## OBJECTIVE
Set down the data below from its first line to the line holding "import pandas as pd", inclusive; omit all pictures.

## DATA EXTRACT
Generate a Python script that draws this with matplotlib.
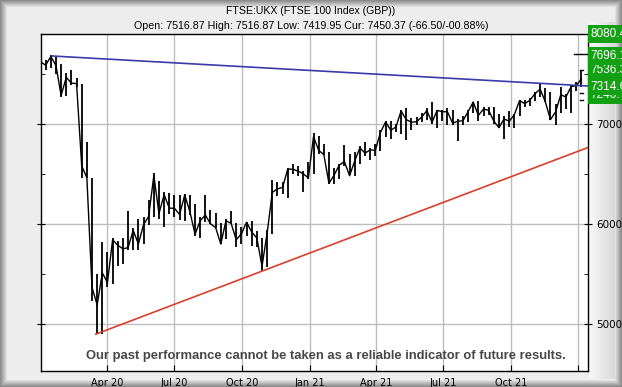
import matplotlib
matplotlib.use("Agg")
import matplotlib.pyplot as plt
import matplotlib.transforms as mtransforms
import numpy as np
import pandas as pd

# weekly bars, FTSE 100, week ending Fridays from 3 Jan 2020
week_end = pd.date_range("2020-01-03", periods=106, freq="W-FRI")

high = [7650, 7640, 7690, 7680, 7600, 7510, 7540, 7460, 7404, 6820,
        6460, 5500, 5820, 5720, 5860, 5830, 5860, 6130, 5960, 6050,
        6070, 6240, 6510, 6430, 6320, 6310, 6290, 6290, 6300, 6290,
        6200, 6070, 6290, 6140, 6110, 6010, 6050, 6130, 6010, 5970,
        6020, 6030, 5930, 5860, 5940, 6440, 6420, 6420, 6560, 6600,
        6580, 6530, 6620, 6910, 6880, 6800, 6720, 6560, 6600, 6790,
        6700, 6720, 6780, 6820, 6760, 6800, 6940, 7030, 7030, 7000,
        7140, 7160, 7060, 7070, 7110, 7160, 7220, 7140, 7140, 7160,
        7140, 7050, 7080, 7140, 7220, 7230, 7170, 7170, 7170, 7100,
        7080, 7130, 7100, 7240, 7240, 7260, 7320, 7410, 7360, 7320,
        7200, 7370, 7300, 7390, 7420, 7530]
low = [7560, 7540, 7560, 7500, 7270, 7280, 7390, 7370, 6460, 6460,
       5230, 4898, 4900, 5370, 5400, 5580, 5600, 5740, 5740, 5740,
       5800, 5990, 6070, 6050, 5970, 6100, 6070, 6040, 6030, 6090,
       5880, 5860, 6020, 6000, 5960, 5800, 5850, 6000, 5770, 5800,
       5880, 5780, 5770, 5530, 5570, 5900, 6280, 6300, 6260, 6500,
       6480, 6320, 6450, 6500, 6700, 6690, 6400, 6400, 6450, 6580,
       6490, 6480, 6600, 6680, 6640, 6680, 6730, 6870, 6850, 6920,
       6900, 6840, 6940, 6990, 7020, 7040, 7000, 6960, 7030, 6990,
       6990, 6830, 6990, 7020, 7110, 7030, 7080, 7090, 7000, 6960,
       6850, 6970, 6960, 7080, 7170, 7180, 7230, 7270, 7220, 7040,
       6990, 7110, 7150, 7110, 7330, 7370]
close = [7622, 7588, 7675, 7586, 7286, 7466, 7409, 7404, 6581, 6463,
         5366, 5191, 5510, 5416, 5843, 5787, 5752, 5763, 5936, 5800,
         5993, 6077, 6484, 6105, 6293, 6159, 6157, 6095, 6290, 6123,
         5898, 6032, 6090, 6002, 5964, 5800, 6032, 6007, 5843, 5902,
         6017, 5920, 5860, 5577, 5910, 6316, 6351, 6367, 6550, 6547,
         6529, 6502, 6461, 6873, 6736, 6695, 6407, 6489, 6589, 6624,
         6483, 6631, 6761, 6709, 6741, 6737, 6916, 7020, 6938, 6970,
         7130, 7044, 7018, 7023, 7069, 7134, 7017, 7136, 7123, 7122,
         7008, 7028, 7032, 7123, 7219, 7087, 7148, 7138, 7029, 6963,
         7051, 7027, 7095, 7234, 7204, 7237, 7304, 7348, 7223, 7044,
         7122, 7292, 7270, 7373, 7385, 7450]

support_dates = ["2020-03-16", "2022-01-14"]
support_values = [4898, 6765]
resist_dates = ["2020-01-17", "2022-01-14"]
resist_values = [7680, 7380]

# price levels on the right, drawn bottom to top of the stack
levels = [7240.7, 7450.3, 7314.6, 7536.3, 7696.1, 8080.4]
level_colors = ["#14a014", "#000000", "#14a014", "#14a014", "#14a014", "#14a014"]
level_nudge_px = [4.5, 0, 6, 0, -1.6, 0]

tick_dates = ["2020-04-01", "2020-07-01", "2020-10-01", "2021-01-01",
              "2021-04-01", "2021-07-01", "2021-10-01", "2022-01-01"]
tick_labels = ["Apr 20", "Jul 20", "Oct 20", "Jan 21", "Apr 21", "Jul 21", "Oct 21", ""]

title = "FTSE:UKX (FTSE 100 Index (GBP))"
subtitle = "Open: 7516.87 High: 7516.87 Low: 7419.95 Cur: 7450.37 (-66.50/-00.88%)"
disclaimer = "Our past performance cannot be taken as a reliable indicator of future results."

W, H = 622, 387
YMIN, YMAX = 4530, 7900
fig = plt.figure(figsize=(W / 100, H / 100), dpi=100)

# bevelled grey frame behind everything
bg = fig.add_axes([0, 0, 1, 1], zorder=0)
yy, xx = np.mgrid[0:H, 0:W]
d = np.minimum.reduce([xx, yy, W - 1 - xx, H - 1 - yy]).astype(float)
shade = np.where(d < 7, 0.55 + 0.38 * d / 7, 0.93)
panel = (xx >= 589) & (xx <= 614) & (yy >= 22) & (yy <= 378)
shade = np.where(panel, 0.97 - 0.12 * (xx - 589) / 25, shade)
bg.imshow(np.dstack([shade] * 3), aspect="auto", interpolation="nearest")
bg.axis("off")

ax = fig.add_axes([40.5 / W, 1 - 371 / H, (588 - 40.5) / W, (371 - 34) / H], zorder=2)
ax.set_facecolor("white")

x = week_end - pd.Timedelta(days=2)
ax.vlines(x, low, high, color="black", lw=1.3, zorder=3)
ax.plot(x, close, color="black", lw=1.0, zorder=3)

ax.plot(pd.to_datetime(support_dates), support_values, color="#d8402c", lw=1.2, zorder=4)
ax.plot(pd.to_datetime(resist_dates), resist_values, color="#3a3aa8", lw=1.2, zorder=4)

ax.set_xlim(pd.Timestamp("2020-01-01"), pd.Timestamp("2022-01-14"))
ax.set_ylim(YMIN, YMAX)

ax.set_xticks(pd.to_datetime(tick_dates))
ax.set_xticklabels(tick_labels)
ax.set_yticks([5000, 6000, 7000])
ax.set_yticks([5500, 6500, 7500], minor=True)
ax.grid(True, which="major", color="#bdbdbd", lw=1)
ax.set_axisbelow(True)
ax.tick_params(axis="x", direction="in", length=4, labelsize=7, pad=5)
ax.tick_params(axis="y", which="major", direction="inout", length=6,
               left=True, right=True, labelleft=False, labelright=True, labelsize=7.5, pad=3)
ax.tick_params(axis="y", which="minor", direction="in", length=3, left=True, right=True)
for s in ax.spines.values():
    s.set_color("black")
    s.set_linewidth(1)

# target marks and price labels at the right edge
trans = mtransforms.blended_transform_factory(ax.transAxes, ax.transData)
ax.plot([0.975, 1.0], [7696.1, 7696.1], color="black", lw=1, transform=trans, zorder=5)
for v in [7536.3, 7314.6, 7240.7]:
    ax.plot([0.985, 0.99], [v, v], color="black", lw=1, transform=trans, zorder=5)

for v, c, n in zip(levels, level_colors, level_nudge_px):
    ax.annotate(f"{v:.1f}", xy=(1.0, min(v, YMAX)), xycoords=trans, xytext=(2, n * 0.72),
                textcoords="offset points", va="center", ha="left", fontsize=8.5,
                color="white", family="Liberation Sans",
                bbox=dict(boxstyle="square,pad=0.22", fc=c, ec="none"),
                annotation_clip=False, zorder=6)

fig.text(0.5, 1 - 10.5 / H, title, ha="center", va="center", fontsize=7.6, family="Liberation Sans")
fig.text(0.5, 1 - 26 / H, subtitle, ha="center", va="center", fontsize=7.7, family="Liberation Sans")
ax.text(0.522, 0.045, disclaimer, transform=ax.transAxes, ha="center", va="center",
        fontsize=9.4, fontweight="bold", color="#474747", family="Liberation Sans", zorder=7)

fig.savefig("out.png", dpi=100)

## EXERCISE OUTPUT
Generate a Python script that draws this with matplotlib.
import matplotlib
matplotlib.use("Agg")
import matplotlib.pyplot as plt
import matplotlib.transforms as mtransforms
import numpy as np
import pandas as pd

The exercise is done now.